* WHAT IS REQUIRED
The line containing "(0,0) rectangle (965,966);" marks the end: extract everything from the first line of the data through that line, exactly, with no pictures.

* COLLECTED DATA

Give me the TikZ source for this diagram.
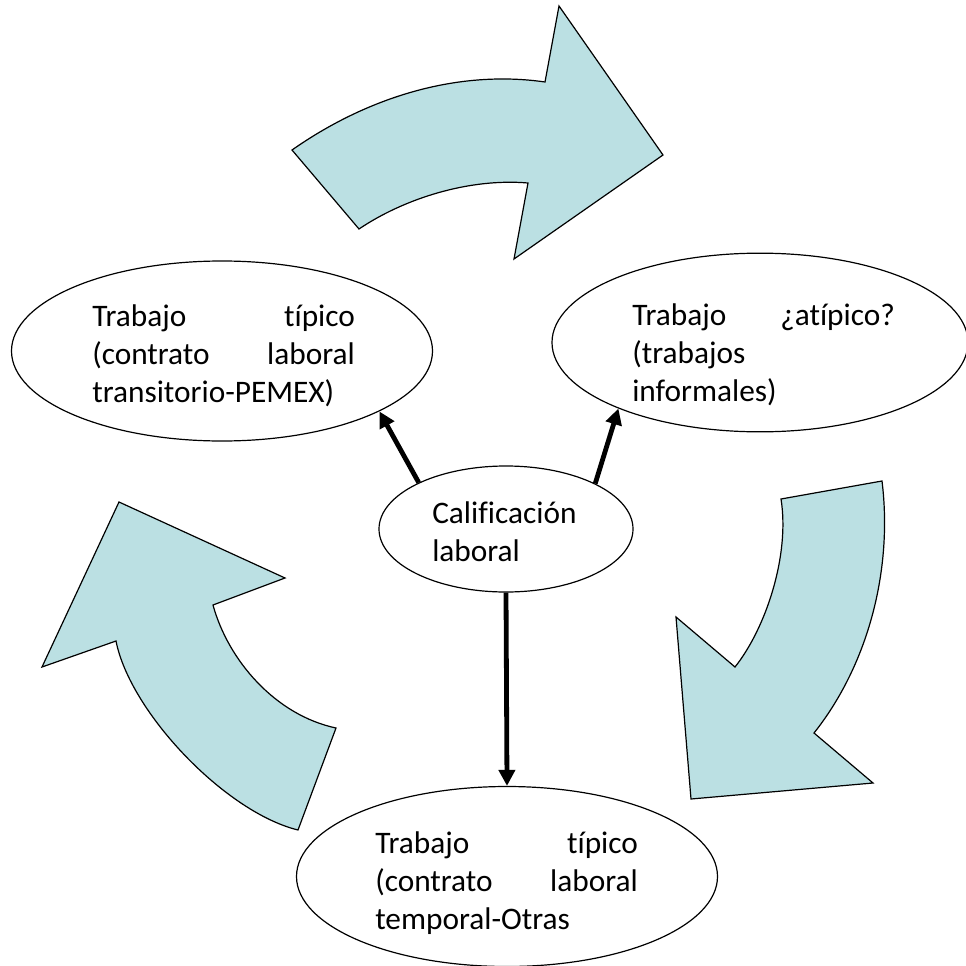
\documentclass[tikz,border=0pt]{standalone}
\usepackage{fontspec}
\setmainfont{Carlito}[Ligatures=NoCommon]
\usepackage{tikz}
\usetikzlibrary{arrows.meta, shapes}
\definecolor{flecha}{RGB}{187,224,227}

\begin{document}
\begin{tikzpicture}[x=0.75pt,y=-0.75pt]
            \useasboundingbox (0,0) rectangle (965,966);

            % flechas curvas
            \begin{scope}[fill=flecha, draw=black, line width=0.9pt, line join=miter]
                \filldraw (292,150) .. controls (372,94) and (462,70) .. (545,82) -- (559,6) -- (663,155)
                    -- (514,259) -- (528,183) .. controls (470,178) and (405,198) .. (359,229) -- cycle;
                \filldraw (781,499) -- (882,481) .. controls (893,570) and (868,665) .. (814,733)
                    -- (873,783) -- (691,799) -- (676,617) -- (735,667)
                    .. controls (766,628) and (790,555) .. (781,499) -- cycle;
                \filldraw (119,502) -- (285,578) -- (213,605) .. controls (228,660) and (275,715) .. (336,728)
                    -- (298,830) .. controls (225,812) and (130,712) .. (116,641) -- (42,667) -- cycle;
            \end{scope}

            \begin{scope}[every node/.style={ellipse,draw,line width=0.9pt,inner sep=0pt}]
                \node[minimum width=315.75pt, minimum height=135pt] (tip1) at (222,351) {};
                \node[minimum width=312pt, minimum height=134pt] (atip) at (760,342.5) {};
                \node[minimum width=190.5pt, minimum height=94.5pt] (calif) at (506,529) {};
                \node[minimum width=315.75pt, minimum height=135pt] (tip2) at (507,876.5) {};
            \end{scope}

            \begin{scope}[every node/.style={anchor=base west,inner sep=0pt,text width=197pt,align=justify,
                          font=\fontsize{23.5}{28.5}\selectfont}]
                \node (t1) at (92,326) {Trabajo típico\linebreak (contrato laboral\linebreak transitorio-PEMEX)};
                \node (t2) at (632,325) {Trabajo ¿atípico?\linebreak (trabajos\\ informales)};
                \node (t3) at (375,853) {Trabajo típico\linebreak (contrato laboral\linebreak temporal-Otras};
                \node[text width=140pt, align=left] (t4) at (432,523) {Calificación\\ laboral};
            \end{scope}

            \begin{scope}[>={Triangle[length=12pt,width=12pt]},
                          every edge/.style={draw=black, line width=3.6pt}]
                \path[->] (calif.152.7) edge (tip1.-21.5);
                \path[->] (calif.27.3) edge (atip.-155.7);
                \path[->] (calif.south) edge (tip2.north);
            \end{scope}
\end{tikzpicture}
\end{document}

* EXPECTED ANSWER
Give me the TikZ source for this diagram.
\documentclass[tikz,border=0pt]{standalone}
\usepackage{fontspec}
\setmainfont{Carlito}[Ligatures=NoCommon]
\usepackage{tikz}
\usetikzlibrary{arrows.meta, shapes}
\definecolor{flecha}{RGB}{187,224,227}

\begin{document}
\begin{tikzpicture}[x=0.75pt,y=-0.75pt]
            \useasboundingbox (0,0) rectangle (965,966);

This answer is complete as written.